In some obvious ways, the Karmapa Lama is a wrong choice to replace the
Dalai Lama. Already a tulku, or reincarnation, he cannot be chosen as
the reborn Dalai Lama. The Karmapa is also from a rival school of
Buddhism, the Kagyu, a small order known colloquially as the Black Hats.
Naming the Karmapa as regent would effectively place an outsider at the
head of the Dalai Lama's own Gelug, or Yellow Hat, sect. That's like
sending an Episcopalian to oversee the Vatican for 20 years.

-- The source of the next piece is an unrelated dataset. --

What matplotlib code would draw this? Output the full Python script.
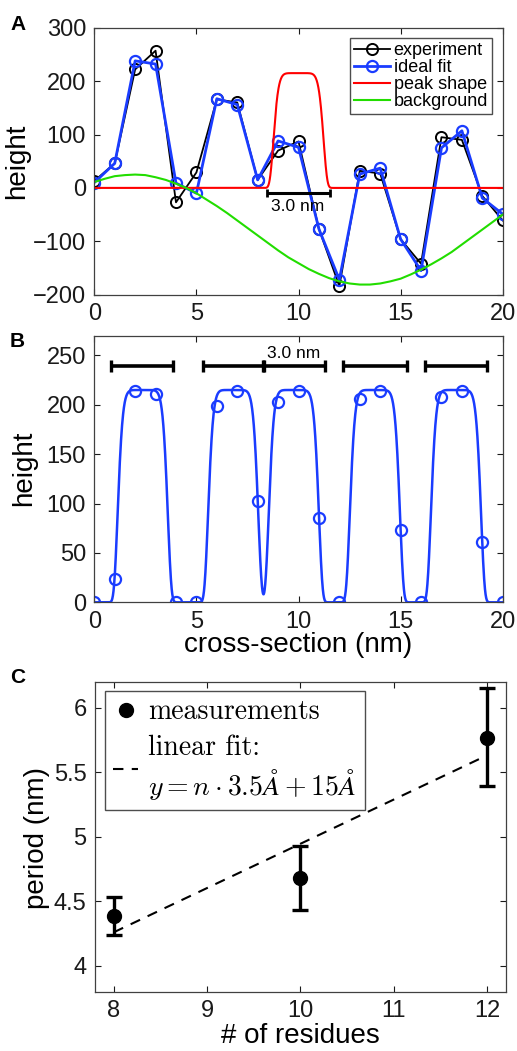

But the choice of the Karmapa is so wrong, it may be right. If the Dalai
Lama acts decisively now to name the Karmapa as regent, or appoints him
to lead in a purely temporal capacity, the choice could unite Tibetans
more than divide them. "Theological issues are becoming secondary,"
Lobsang of Harvard notes. Choosing the Karmapa Lama fits "the political
reality of the Tibetan movement."

"He's young," says Lhadon Tethong, the executive director of Students
for a Free Tibet, which has 30,000 members worldwide. "Everyone talks
about this. He's clearly a strong, dynamic character in Tibetan life,
not just religious life, but spiritual and political life. He represents
a new generation that continues to defy Chinese efforts to control
Tibetans."

Asked during a second interview if he was in communication with the
Chinese, the Karmapa at first demurred and deflected. He spoke instead
of an enlightened Chinese policy toward Tibet, one that would be based
on demonstrating China's Great Power status and accommodating Tibetan
desires for genuine autonomy along the lines proposed by the Dalai Lama.
The Karmapa then rose to leave, before being called to a halt by a
reminder that the question was about contacts with China.

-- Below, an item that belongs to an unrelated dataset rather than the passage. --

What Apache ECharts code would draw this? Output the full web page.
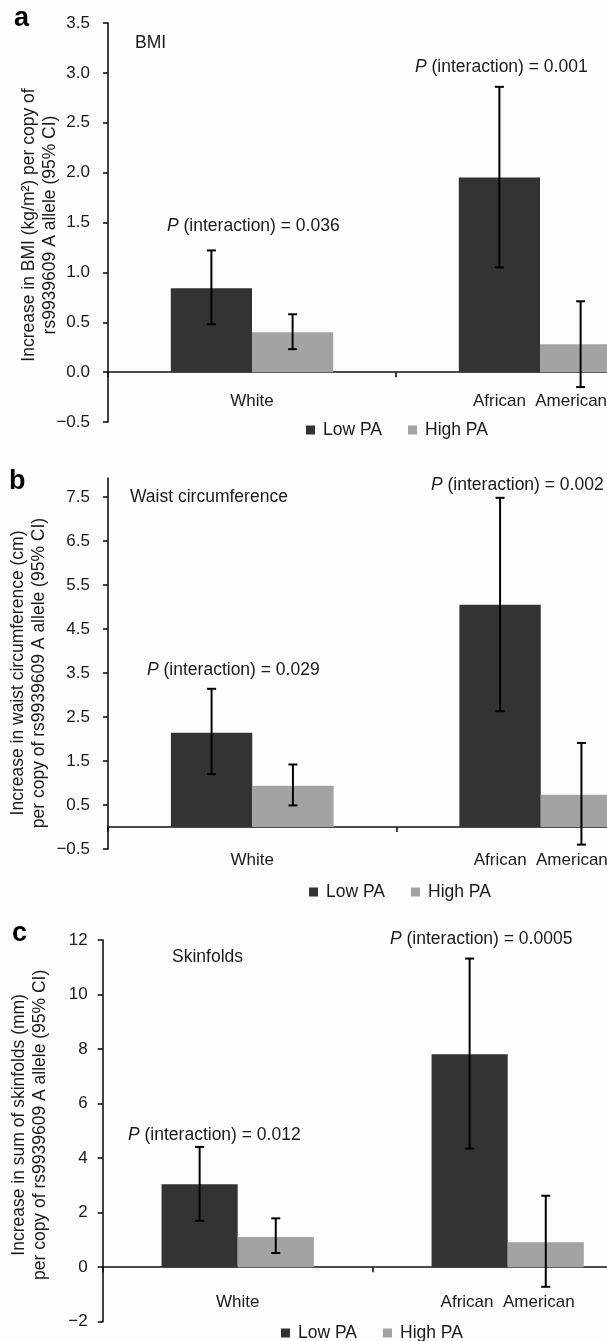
<!DOCTYPE html>
<html>
<head>
<meta charset="utf-8">
<script src="https://cdn.jsdelivr.net/npm/echarts@6/dist/echarts.min.js"></script>
<style>
html,body{margin:0;padding:0;background:#fdfdfd;}
#chart{width:607px;height:1341px;}
</style>
</head>
<body>
<div id="chart"></div>
<script>
// ---------- data ----------
const categories = ['White', 'African  American'];
const seriesNames = ['Low PA', 'High PA'];

const bmiLow = [0.84, 1.95];
const bmiLowCI = [[0.48, 1.22], [1.05, 2.86]];
const bmiHigh = [0.40, 0.28];
const bmiHighCI = [[0.23, 0.58], [-0.15, 0.71]];

const waistLow = [2.14, 5.05];
const waistLowCI = [[1.20, 3.14], [2.63, 7.48]];
const waistHigh = [0.94, 0.73];
const waistHighCI = [[0.49, 1.42], [-0.40, 1.91]];

const skinLow = [3.04, 7.81];
const skinLowCI = [[1.70, 4.41], [4.35, 11.32]];
const skinHigh = [1.11, 0.91];
const skinHighCI = [[0.52, 1.79], [-0.72, 2.62]];

const waistTicks = [-0.5, 0.5, 1.5, 2.5, 3.5, 4.5, 5.5, 6.5, 7.5];

const pValues = {
  a: ['0.036', '0.001'],
  b: ['0.029', '0.002'],
  c: ['0.012', '0.0005']
};

// ---------- style ----------
const FONT = '"Liberation Sans", Arial, Helvetica, sans-serif';
const TXT = '#1a1a1a';
const DARK = '#333333';
const LIGHT = '#a3a3a3';
const BAR_FRAC = 0.282;

const chart = echarts.init(document.getElementById('chart'), null, {renderer: 'canvas'});

function minusFmt(digits) {
  return function (v) {
    return (v < 0 ? '\u2212' : '') + Math.abs(v).toFixed(digits);
  };
}

const grids = [
  {left: 108, top: 23, height: 399, width: 576, outerBoundsMode: 'none', containLabel: false},
  {left: 108, top: 478, height: 371, width: 577, outerBoundsMode: 'none', containLabel: false},
  {left: 102.7, top: 940, height: 381.7, width: 540, outerBoundsMode: 'none', containLabel: false}
];

const yAxisNames = [
  'Increase in BMI (kg/m\u00B2) per copy of\nrs9939609 A allele (95% CI)',
  'Increase in waist circumference (cm)\nper copy of rs9939609 A allele (95% CI)',
  'Increase in sum of skinfolds (mm)\nper copy of rs9939609 A allele (95% CI)'
];

const axisLineStyle = {color: '#111', width: 1.6};

const xAxes = [0, 1, 2].map(function (i) {
  return {
    type: 'category',
    gridIndex: i,
    data: categories,
    axisLine: {show: true, onZero: true, lineStyle: axisLineStyle},
    axisTick: {show: true, length: 5, lineStyle: axisLineStyle},
    axisLabel: {
      color: TXT, fontFamily: FONT, fontSize: 17,
      margin: [-29, 3, -28][i],
      hideOverlap: false
    },
    splitLine: {show: false}
  };
});

const yAxes = [
  {
    type: 'value', gridIndex: 0, min: -0.5, max: 3.5, interval: 0.5,
    axisLabel: {formatter: minusFmt(1), margin: 18}
  },
  {
    type: 'value', gridIndex: 1, min: -0.5, max: 7.93,
    axisLabel: {formatter: minusFmt(1), margin: 18, customValues: waistTicks},
    axisTick: {customValues: waistTicks}
  },
  {
    type: 'value', gridIndex: 2, min: -2, max: 12, interval: 2,
    axisLabel: {formatter: minusFmt(0), margin: 15}
  }
].map(function (ax, i) {
  ax.axisLine = {show: true, lineStyle: axisLineStyle};
  ax.axisTick = Object.assign({show: true, length: 5, lineStyle: axisLineStyle}, ax.axisTick || {});
  ax.axisLabel = Object.assign({color: TXT, fontFamily: FONT, fontSize: 17}, ax.axisLabel);
  ax.splitLine = {show: false};
  ax.name = yAxisNames[i];
  ax.nameLocation = 'middle';
  ax.nameRotate = 90;
  ax.nameMoveOverlap = false;
  ax.nameGap = [47, 58, 52][i];
  ax.nameTextStyle = {
    color: TXT, fontFamily: FONT, fontSize: 17.5, lineHeight: 21,
    padding: [[0, 5, 0, 0], [0, 19, 0, 0], [0, 0, 0, 12]][i]
  };
  return ax;
});

function barSeries(name, values, idx, color) {
  return {
    name: name, type: 'bar',
    xAxisIndex: idx, yAxisIndex: idx,
    data: values,
    barWidth: (BAR_FRAC * 100) + '%',
    barGap: '0%',
    itemStyle: {color: color},
    z: 2
  };
}

function errSeries(name, ci, idx, sign) {
  return {
    name: name, type: 'custom',
    xAxisIndex: idx, yAxisIndex: idx,
    data: ci.map(function (c, k) { return [k, c[0], c[1]]; }),
    encode: {x: 0, y: [1, 2]},
    z: 5,
    silent: true,
    renderItem: function (params, api) {
      const band = api.size([1, 0])[0];
      const off = sign * band * BAR_FRAC / 2;
      const top = api.coord([api.value(0), api.value(2)]);
      const bot = api.coord([api.value(0), api.value(1)]);
      const x = top[0] + off;
      const cap = 4.5;
      const style = {stroke: '#000', lineWidth: 2};
      return {
        type: 'group',
        children: [
          {type: 'line', shape: {x1: x, y1: top[1], x2: x, y2: bot[1]}, style: style},
          {type: 'line', shape: {x1: x - cap, y1: top[1], x2: x + cap, y2: top[1]}, style: style},
          {type: 'line', shape: {x1: x - cap, y1: bot[1], x2: x + cap, y2: bot[1]}, style: style}
        ]
      };
    }
  };
}

const panels = [
  [bmiLow, bmiLowCI, bmiHigh, bmiHighCI],
  [waistLow, waistLowCI, waistHigh, waistHighCI],
  [skinLow, skinLowCI, skinHigh, skinHighCI]
];

const series = [];
panels.forEach(function (p, i) {
  series.push(barSeries(seriesNames[0], p[0], i, DARK));
  series.push(barSeries(seriesNames[1], p[2], i, LIGHT));
  series.push(errSeries('err' + i + 'a', p[1], i, -1));
  series.push(errSeries('err' + i + 'b', p[3], i, 1));
});

function txt(text, left, top, extra) {
  return Object.assign({
    text: text, left: left, top: top, padding: 0,
    textStyle: {
      color: TXT, fontFamily: FONT, fontSize: 17.5, fontWeight: 'normal',
      rich: {
        i: {fontStyle: 'italic', color: TXT, fontFamily: FONT, fontSize: 17.5},
        n: {color: TXT, fontFamily: FONT, fontSize: 17.5}
      }
    }
  }, extra || {});
}

function pText(v) {
  return '{i|P}{n| (interaction) = ' + v + '}';
}

function letter(ch, left, top) {
  return {
    text: ch, left: left, top: top, padding: 0,
    textStyle: {color: '#000', fontFamily: FONT, fontSize: 27, fontWeight: 'bold'}
  };
}

const titles = [
  letter('a', 14, 5),
  letter('b', 9, 468),
  letter('c', 12, 920),
  txt('BMI', 135, 34),
  txt('Waist circumference', 130, 488),
  txt('Skinfolds', 172, 948),
  txt(pText(pValues.a[0]), 167, 217),
  txt(pText(pValues.a[1]), 415, 58),
  txt(pText(pValues.b[0]), 147, 661),
  txt(pText(pValues.b[1]), 431, 476),
  txt(pText(pValues.c[0]), 128, 1126),
  txt(pText(pValues.c[1]), 390, 930)
];

function legend(left, top) {
  return {
    data: seriesNames, left: left, top: top, padding: 0,
    icon: 'rect', itemWidth: 9, itemHeight: 9, itemGap: 26,
    selectedMode: false,
    textStyle: {color: TXT, fontFamily: FONT, fontSize: 17.5, padding: [0, 0, 0, 3]}
  };
}

const option = {
  backgroundColor: '#fdfdfd',
  animation: false,
  title: titles,
  legend: [legend(306, 421), legend(309, 883), legend(281, 1324)],
  grid: grids,
  xAxis: xAxes,
  yAxis: yAxes,
  series: series
};

chart.setOption(option);
</script>
</body>
</html>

"I have no contacts, nothing political with anybody," he said—and then
shrewdly conceded that some form of contact had taken place. The Chinese
had conveyed, via India, that the Karmapa Lama should not engage in any
political activities, he said. Yet if he remains purely a spiritual
leader, China will not close a door on him.

"That's perfectly fine. I don't even know what politics is," the
24-year-old monk said with a broad smile. It was impossible to know for
sure, but the smile could have been signaling just the opposite.